I will try to grab hold of the Macfarlane book for more readings. Thanks for the information.

BTW, There are plenty of published works about Sinosphere, but they tend to be scattered around among books with themes on China, overseas Chinese, or Southeast Asia. The closest I could find that could be said to be the Sinospheric counterpart to your work The Anglosphere Challenge is this book A Discussion on the Current Stage of Chinese Culture by Yu Yaojun (in Chinese). He is the current Communist Mayor of Shenzhen:


If you are interested about works on the Sinosphere by proponents of that side, put it on your bookshelf and see if anyone is willing to translate it into English for you.
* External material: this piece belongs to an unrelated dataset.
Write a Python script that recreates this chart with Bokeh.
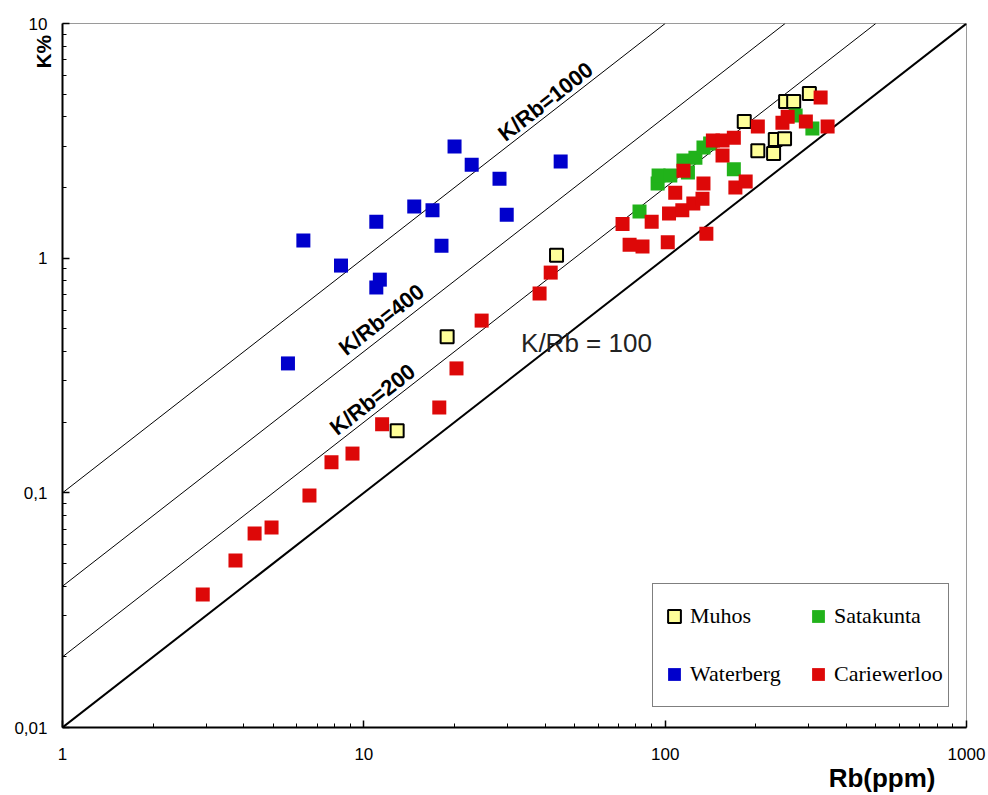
from bokeh.plotting import figure
from bokeh.models import FixedTicker, Label, Legend, LegendItem, Range1d, Title, LogAxis
from bokeh.embed import file_html
from bokeh.resources import INLINE

# ---------------- data ----------------
muhos_rb = [12.9, 18.9, 43.6, 183, 203, 229, 232, 249, 251, 267, 301]
muhos_k = [0.184, 0.463, 1.03, 3.82, 2.87, 2.79, 3.20, 3.23, 4.65, 4.65, 5.03]

waterberg_rb = [5.6, 6.3, 8.4, 11.0, 11.0, 11.3, 14.7, 16.9, 18.1, 20.0, 22.8, 28.2, 29.8, 45.0]
waterberg_k = [0.356, 1.19, 0.93, 1.43, 0.75, 0.81, 1.66, 1.60, 1.13, 2.99, 2.50, 2.18, 1.53, 2.58]

satakunta_rb = [82.2, 94.4, 95.1, 104, 115, 119, 126, 134, 141, 169, 271, 308]
satakunta_k = [1.58, 2.08, 2.25, 2.25, 2.61, 2.32, 2.68, 2.96, 3.08, 2.39, 4.05, 3.57]

cariewerloo_rb = [2.92, 3.75, 4.34, 4.94, 6.6, 7.81, 9.17, 11.5, 17.8, 20.3, 24.6, 38.3, 41.7,
                  72.2, 76.2, 84.1, 90.2, 102, 103, 108, 114, 115, 124, 133, 134, 137, 144,
                  155, 155, 169, 171, 185, 203, 245, 255, 293, 328, 346]
cariewerloo_k = [0.0369, 0.0515, 0.0671, 0.0712, 0.0974, 0.135, 0.147, 0.196, 0.231, 0.339, 0.542, 0.707, 0.868,
                 1.40, 1.14, 1.12, 1.43, 1.17, 1.55, 1.90, 1.60, 2.36, 1.71, 1.79, 2.08, 1.27, 3.17,
                 3.17, 2.74, 3.26, 2.00, 2.12, 3.64, 3.78, 4.01, 3.82, 4.84, 3.64]

kr_ratios = [100, 200, 400, 1000]
kr_labels = ["K/Rb = 100", "K/Rb=200", "K/Rb=400", "K/Rb=1000"]
kr_label_x = [54.8, 10.69, 11.45, 40.1]
kr_label_y = [0.436, 0.25, 0.547, 4.65]

x_ticks = [1, 10, 100, 1000]
x_tick_labels = ["1", "10", "100", "1000"]
y_ticks = [0.01, 0.1, 1, 10]
y_tick_labels = ["0,01", "0,1", "1", "10"]

X_MIN, X_MAX = 1, 1000
Y_MIN, Y_MAX = 0.01, 10

# ---------------- figure ----------------
p = figure(width=988, height=795, x_axis_type="log", y_axis_type="log",
           x_range=Range1d(X_MIN, X_MAX), y_range=Range1d(Y_MIN, Y_MAX),
           output_backend="svg", toolbar_location=None,
           min_border_left=62, min_border_top=23, min_border_right=22, min_border_bottom=68)
p.xgrid.visible = False
p.ygrid.visible = False
p.outline_line_color = "#9a9a9a"
p.outline_line_width = 1
p.background_fill_color = "white"
p.border_fill_color = "white"

def minor_list(lo, hi):
    out = []
    d = lo
    while d < hi:
        out += [d * m for m in range(2, 10)]
        d *= 10
    return out

p.xaxis.ticker = FixedTicker(ticks=x_ticks, minor_ticks=minor_list(X_MIN, X_MAX))
p.yaxis.ticker = FixedTicker(ticks=y_ticks, minor_ticks=minor_list(Y_MIN, Y_MAX))
p.xaxis.major_label_overrides = dict(zip(x_ticks, x_tick_labels))
p.yaxis.major_label_overrides = dict(zip(y_ticks, y_tick_labels))
for ax in (p.xaxis, p.yaxis):
    ax.axis_line_width = 2
    ax.axis_line_color = "black"
    ax.major_tick_in = 7
    ax.major_tick_out = 0
    ax.minor_tick_in = 4
    ax.minor_tick_out = 0
    ax.major_tick_line_color = "black"
    ax.minor_tick_line_color = "black"
    ax.major_tick_line_width = 1.5
    ax.major_label_text_font = "Liberation Sans"
    ax.major_label_text_font_size = "17px"
    ax.major_label_text_color = "black"
p.xaxis.major_label_standoff = 20
p.yaxis.major_label_standoff = 15

# y-axis title "K%" near the top end of the axis: an extra, otherwise invisible axis.
# Leading no-break spaces move the (centred) title up towards the top of the axis.
k_title = "\u00a0" * 111 + "K%"
k_axis = LogAxis(ticker=FixedTicker(ticks=[]),
                 axis_label=k_title, axis_label_standoff=-43,
                 axis_label_text_font="Liberation Sans",
                 axis_label_text_font_size="21px",
                 axis_label_text_font_style="bold",
                 axis_label_text_color="black",
                 axis_line_alpha=0, major_tick_in=0, major_tick_out=0,
                 minor_tick_in=0, minor_tick_out=0,
                 major_label_text_font_size="0px")
p.add_layout(k_axis, "left")

# x-axis title at the right end, below the tick labels
p.add_layout(Title(text="Rb(ppm)", align="right", offset=31, standoff=-3,
                   text_font="Liberation Sans", text_font_size="26px",
                   text_font_style="bold", text_color="black"), "below")

# ---------------- K/Rb reference lines ----------------
for r in kr_ratios:
    x_end = min(X_MAX, Y_MAX * 1e4 / r)
    xs = [X_MIN, x_end]
    ys = [r * x / 1e4 for x in xs]
    p.line(xs, ys, line_color="black", line_width=2 if r == 100 else 1)

# ---------------- points ----------------
SZ = 14
r_wat = p.scatter(waterberg_rb, waterberg_k, marker="square", size=SZ,
                  fill_color="#0000CC", line_color=None)
r_muh = p.scatter(muhos_rb, muhos_k, marker="square", size=SZ - 1,
                  fill_color="#FFFF99", line_color="black", line_width=2)
r_sat = p.scatter(satakunta_rb, satakunta_k, marker="square", size=SZ,
                  fill_color="#21B21A", line_color=None)
r_car = p.scatter(cariewerloo_rb, cariewerloo_k, marker="square", size=SZ,
                  fill_color="#DD0808", line_color=None)

# ---------------- ratio labels ----------------
for lab, lx, ly, r in zip(kr_labels, kr_label_x, kr_label_y, kr_ratios):
    if r == 100:
        p.add_layout(Label(x=lx, y=ly, text=lab, text_font="Liberation Sans",
                           text_font_size="26px", text_color="#222222",
                           text_align="center", text_baseline="middle"))
    else:
        p.add_layout(Label(x=lx, y=ly, text=lab, text_font="Liberation Sans",
                           text_font_size="22px", text_font_style="bold",
                           text_color="black", angle=0.661,
                           text_align="center", text_baseline="middle"))

# ---------------- legend ----------------
legend = Legend(items=[LegendItem(label="Muhos", renderers=[r_muh]),
                       LegendItem(label="Waterberg", renderers=[r_wat]),
                       LegendItem(label="Satakunta", renderers=[r_sat]),
                       LegendItem(label="Cariewerloo", renderers=[r_car])],
                location=(590, 20), ncols=2,
                padding=5, spacing=4, margin=0,
                glyph_width=32, glyph_height=54, label_height=54,
                label_width=108, label_standoff=0,
                label_text_font="Liberation Serif", label_text_font_size="22px",
                label_text_color="black",
                border_line_color="black", border_line_width=1,
                background_fill_color="white", background_fill_alpha=1)
p.add_layout(legend)

open("out.html", "w").write(file_html(p, INLINE))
Also found this editorial ("Export of Chinese Culture and Balance of Power in the World") that was published on the Chinese official People's Daily on 30 March this year. Notice what the Sinospherist proponent remarked about the West:


"...we have become mediocre in absorbing other cultures. We never really learned the good things from the Western culture like the high trust nature, risk-taking, and creativity, but rather passive/negative aspects like worshipping money, utilitarianism, sexual-obsession, seeking pleasures, and individualism. We lack an awareness of how we define our heritage when we opened to external factors..."

I think he is specifically talking about the Anglosphere, but again most Chinese would not care to differentiate between the Anglosphere and Hispanosphere, Germanosphere, Francosphere. To them, everything is simply "the West". I think they are starting to aware how desperate they want to catch up with the Anglosphere but don't really "get the real crux".